Remi whispered, “Is this . . . ?”

“It might be.” None of the maps of Poveglia had agreed upon the exact locations of the plague pits. “Either way, it’s odd that nothing’s growing here.”

They continued across the field, stepping gingerly and shining their flashlights over the dirt. If this was the site of a plague pit, they were treading on the remains of tens of thousands of people.

When they reached the opposite tree line Sam led them east for a hundred feet before turning north again. The trees thinned out and they emerged into a small clearing filled with knee-high grass. Through the trees on the other side of the clearing they could see moonlight glinting off water. In the distance rang a gong.

“Buoy in the lagoon,” Sam whispered.

“Thank God. My heart skipped a couple beats.”

“Here’s something.” They walked forward and stopped before a block of stone peeking above the grass. “Must have been part of a foundation.”
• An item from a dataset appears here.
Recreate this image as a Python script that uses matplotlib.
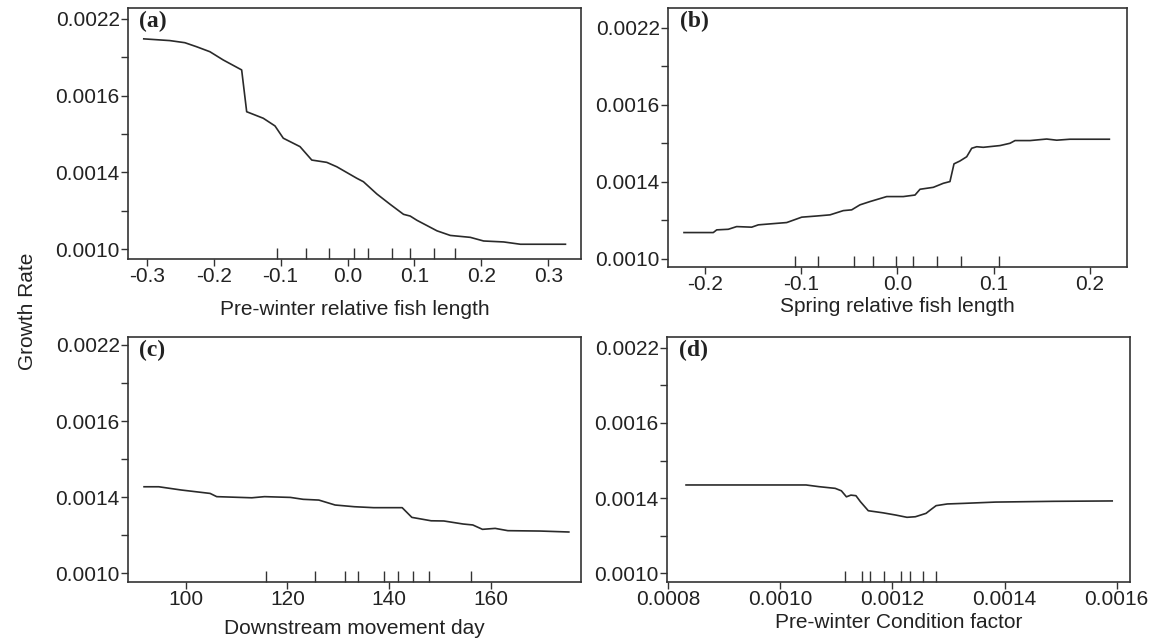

“Over there, Sam.” Remi was shining her flashlight at what looked like a fence post on the right side of the clearing. They walked over. Affixed to the post was a Plexiglas-enclosed placard:

Ninth-century site of the followers of Pietro Tradonico, Doge of

Venice 836 to 864. Remains disinterred and relocated in 1805.

—Poveglia Historical Society

“If Tradonico was here, he’s gone now,” Remi said.

“ ‘Relocated in 1805,’ ” Sam read again. “That was about the time Napoleon was crowned king of Italy, right?”

Remi caught on: “And about the time he had Poveglia converted to a munitions depot. If Laurent was with him, this is probably where they got their inspiration for the riddle.”

“And they would have known where Tradonico’s remains were sent. Remi, there was never a bottle here. The whole riddle was just a stepping-stone to send Napoleon Junior somewhere else.”

“But where?”

The next morning at two minutes after eight Sam and Remi’s water taxi stopped on a small side street two blocks east of Santa Maria Maddalena Church. They paid the driver, got out, and stepped up to a red door bordered by black wrought-iron railing. A tiny bronze plaque on the wall beside the door read, POVEGLIA HISTORICAL SOCIETY.

Sam pressed the buzzer. They heard footsteps clicking on wood and then the door opened, revealing a plump woman in a pink and yellow floral dress. “Sì?”

“Buon giorno,”Remi said. “Parla inglese?”

“Yes, I speak English very well. Can I help you?”

“Are you the curator?”

“Pardon?”

“Of the Poveglia Historical Society,” Sam said, smiling and pointing to the plaque.

The woman leaned out the door, squinted at the plaque, then frowned. “That’s old,” she said. “The society hasn’t met for five or six years.”

“Why?”

“All that ghost business. All people wanted to know about was the hospital and the plague pits. The rest of its history was forgotten. I was the secretary. Rosella Bernardi.”

“Perhaps you might be able to help us,” Remi said. She introduced herself and Sam. “We have a few questions about Poveglia.”

Signora Bernardi shrugged, motioned them inside, then led them down the hall into a kitchen decorated in black and white checkered tile. “Sit. I have coffee made,” she said, pointing to the kitchen table. She filled three mugs from a silver percolator then sat down. “What do you want to know?”

“We’re interested in Pietro Tradonico,” Sam said. “Do you know if he was buried on Poveglia?”

Signora Bernardi got up, walked across the kitchen, and opened a cabinet above the sink. She pulled down what looked like a brown leather photo album and returned to the table. She opened the album and flipped to a page near the middle. Under a sheet of acetate was a yellowed sheet of paper bearing dozens of lines of handwritten notes.